The whole area is fenced up and the Royal Insignia of His Majesty is placed on each steel bar between two pillars of the fence. At the front of the Istana Negara, there is the main entrance which resembles a beautiful arch. On each side of the arch, are two guard posts to shelter two members of the cavalry in their smart full dress uniform similar to the ones at Buckingham Palace, London.
As the palace grounds are not opened to members of the public or tourists, the Main Palace Entrance is a favourite picture spot for tourists.
The Melawati Palace is located in Precint 1, Putrajaya. It has a resort concept and serves as a retreat for the Yang di-Pertuan Agong. Melawati literally means guard’s tower. Designed by YM Raja Datuk Kamarul Bahrin, the palace comprises four components namely, Royal Wing, Arrival Wing, Meetings Wing and the Administration Block. Three guard’s towers form a prominent structure at the side and centre of the palace. Inside the palace at the main staircase of the Meeting Wing, is a Melawati which is made from cengal wood topped with golden roof. The price of the property is not being valued.

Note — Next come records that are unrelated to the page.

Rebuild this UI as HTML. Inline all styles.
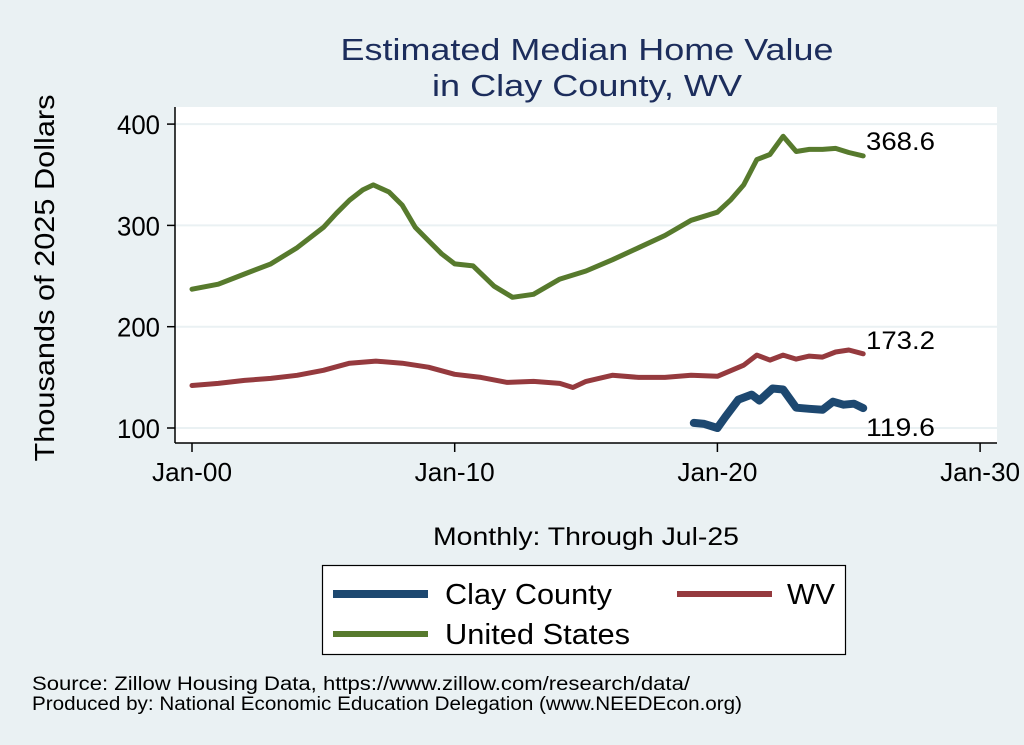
<!DOCTYPE html>
<html><head><meta charset="utf-8"><style>
body{margin:0;background:#eaf1f3;}
svg{display:block;font-family:"Liberation Sans",sans-serif;}
</style></head><body>
<svg id="chart" width="1024" height="745" viewBox="0 0 1024 745">
<rect width="1024" height="745" fill="#eaf1f3"/>
<text x="587" y="60" font-size="31" fill="#1c2d5c" text-anchor="middle" textLength="493" lengthAdjust="spacingAndGlyphs">Estimated Median Home Value</text>
<text x="587" y="96" font-size="31" fill="#1c2d5c" text-anchor="middle" textLength="310" lengthAdjust="spacingAndGlyphs">in Clay County, WV</text>
<rect x="175" y="107" width="822" height="336" fill="#ffffff"/>
<g id="grid"></g>
<g id="axes"></g>
<g id="series"></g>
<text x="54" y="278" font-size="28" fill="#000" text-anchor="middle" transform="rotate(-90 54 278)" textLength="367" lengthAdjust="spacingAndGlyphs">Thousands of 2025 Dollars</text>
<text x="586" y="545" font-size="25" fill="#000" text-anchor="middle" textLength="306" lengthAdjust="spacingAndGlyphs">Monthly: Through Jul-25</text>
<g>
<rect x="322.5" y="565.5" width="523" height="89" fill="#fff" stroke="#000" stroke-width="1.2"/>
<line x1="333" y1="594" x2="428" y2="594" stroke="#1d4870" stroke-width="8"/>
<text x="445" y="604" font-size="29" textLength="167" lengthAdjust="spacingAndGlyphs">Clay County</text>
<line x1="677" y1="594" x2="772" y2="594" stroke="#953a3e" stroke-width="6"/>
<text x="787" y="604" font-size="29" textLength="48" lengthAdjust="spacingAndGlyphs">WV</text>
<line x1="333" y1="634" x2="428" y2="634" stroke="#577a2d" stroke-width="6"/>
<text x="445" y="644" font-size="29" textLength="185" lengthAdjust="spacingAndGlyphs">United States</text>
</g>
<text x="32" y="690" font-size="19" textLength="658" lengthAdjust="spacingAndGlyphs">Source: Zillow Housing Data, https://www.zillow.com/research/data/</text>
<text x="32" y="710" font-size="19" textLength="710" lengthAdjust="spacingAndGlyphs">Produced by: National Economic Education Delegation (www.NEEDEcon.org)</text>
</svg>
<script>
const yTicks=[100,200,300,400];
const xTickYears=[2000,2010,2020,2030];
const xTickLabels=["Jan-00","Jan-10","Jan-20","Jan-30"];
const usYears=[2000,2001,2002,2003,2004,2005,2005.5,2006,2006.5,2006.9,2007.5,2008,2008.5,2009,2009.5,2010,2010.7,2011.5,2012.2,2013,2014,2015,2016,2017,2018,2019,2020,2020.5,2021,2021.5,2022,2022.5,2023,2023.5,2024,2024.5,2025,2025.55];
const usValues=[237,242,252,262,278,298,312,325,335,340,333,320,298,285,272,262,260,240,229,232,247,255,266,278,290,305,313,325,340,365,370,388,373,375,375,376,372,368.6];
const wvYears=[2000,2001,2002,2003,2004,2005,2006,2007,2008,2009,2010,2011,2012,2013,2014,2014.5,2015,2016,2017,2018,2019,2020,2021,2021.5,2022,2022.5,2023,2023.5,2024,2024.5,2025,2025.55];
const wvValues=[142,144,147,149,152,157,164,166,164,160,153,150,145,146,144,140,146,152,150,150,152,151,162,172,167,172,168,171,170,175,177,173.2];
const clayYears=[2019.1,2019.5,2020,2020.3,2020.8,2021.3,2021.6,2022.1,2022.5,2023,2023.5,2024,2024.4,2024.8,2025.2,2025.55];
const clayValues=[105,104,100,111,128,133,127,139,138,120,119,118,126,123,124,119.6];
const endLabels=["368.6","173.2","119.6"];
const NS="http://www.w3.org/2000/svg";
function xs(yr){return 192+(yr-2000)*26.27;}
function ys(v){return 428-(v-100)*1.013;}
function mk(tag,attrs,parent){const e=document.createElementNS(NS,tag);for(const k in attrs)e.setAttribute(k,attrs[k]);parent.appendChild(e);return e;}
const grid=document.getElementById('grid'),axes=document.getElementById('axes'),series=document.getElementById('series');
yTicks.forEach(v=>{
 const g=mk('line',{x1:175,x2:997,y1:ys(v),y2:ys(v),stroke:'#eaf1f3','stroke-width':2},grid);
 
 
 const t=mk('line',{x1:167,x2:175,y1:ys(v),y2:ys(v),stroke:'#000','stroke-width':1.5},axes);
 
 
 const l=mk('text',{x:160,y:ys(v)+10,'font-size':27,'text-anchor':'end',textLength:43,lengthAdjust:'spacingAndGlyphs'},axes);l.textContent=v;
 
 
});
const ya=mk('line',{x1:175,x2:175,y1:107,y2:443,stroke:'#000','stroke-width':1.5},axes);


const xa=mk('line',{x1:175,x2:997,y1:443,y2:443,stroke:'#000','stroke-width':1.5},axes);


xTickYears.forEach((yr,i)=>{
 const t=mk('line',{x1:xs(yr),x2:xs(yr),y1:443,y2:452,stroke:'#000','stroke-width':1.5},axes);
 
 
 const l=mk('text',{x:xs(yr),y:481,'font-size':26,'text-anchor':'middle',textLength:80,lengthAdjust:'spacingAndGlyphs'},axes);l.textContent=xTickLabels[i];
 
 
});
function line(xsArr,vals,color,w,name){
 const d=xsArr.map((yr,i)=>(i?'L':'M')+xs(yr).toFixed(1)+','+ys(vals[i]).toFixed(1)).join('');
 const p=mk('path',{d:d,fill:'none',stroke:color,'stroke-width':w,'stroke-linejoin':'round','stroke-linecap':'round'},series);
 
 
}
line(usYears,usValues,'#577a2d',5,'line-united-states');
line(wvYears,wvValues,'#953a3e',5,'line-wv');
line(clayYears,clayValues,'#1d4870',8,'line-clay-county');
const lastVals=[usValues[usValues.length-1],wvValues[wvValues.length-1],clayValues[clayValues.length-1]];
const offs=[-15,-14,19];
lastVals.forEach((v,i)=>{
 const l=mk('text',{x:866,y:ys(v)+offs[i]+9,'font-size':25,textLength:69,lengthAdjust:'spacingAndGlyphs'},series);l.textContent=endLabels[i];
 
 
});
</script>
</body></html>
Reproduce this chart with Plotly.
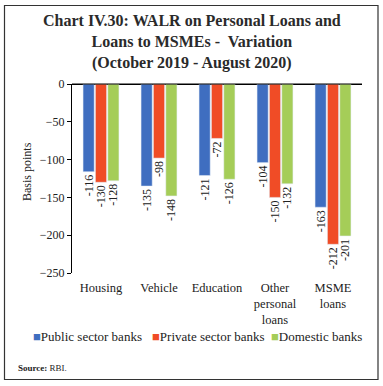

The Royal Wing consists the following components:
- Royal Bedroom
- Royal Resting Room
- Royal Banquet Room
- Office of the Seri Paduka Baginda Yang di-Pertuan Agong
- Office of the Seri Paduka Baginda Raja Permaisuri Agong
- Royal Bath (Royal Swimming Pool)
- Royal Kitchen
- Royal Guest House
- Royal Gallery
- Main Meeting Room
FEDERAL AWARDS AND HONOURS
The people of this country have long known of the Federal Awards. Johor is the first state to institute its own award on 31 July 1886. Then, the other Malay states followed in Johor’s footsteps. During the colonial days, the British government conferred awards on the people of the Federated Malay States in the form of honorary appointments and awards such as the Most Excellent Order of the British Empire. The British High Commissioner awarded the Malayan Certificate of Honour to the people of the Federated Malay States i.e. Perak, Selangor, Negeri Sembilan and Pahang up until l941.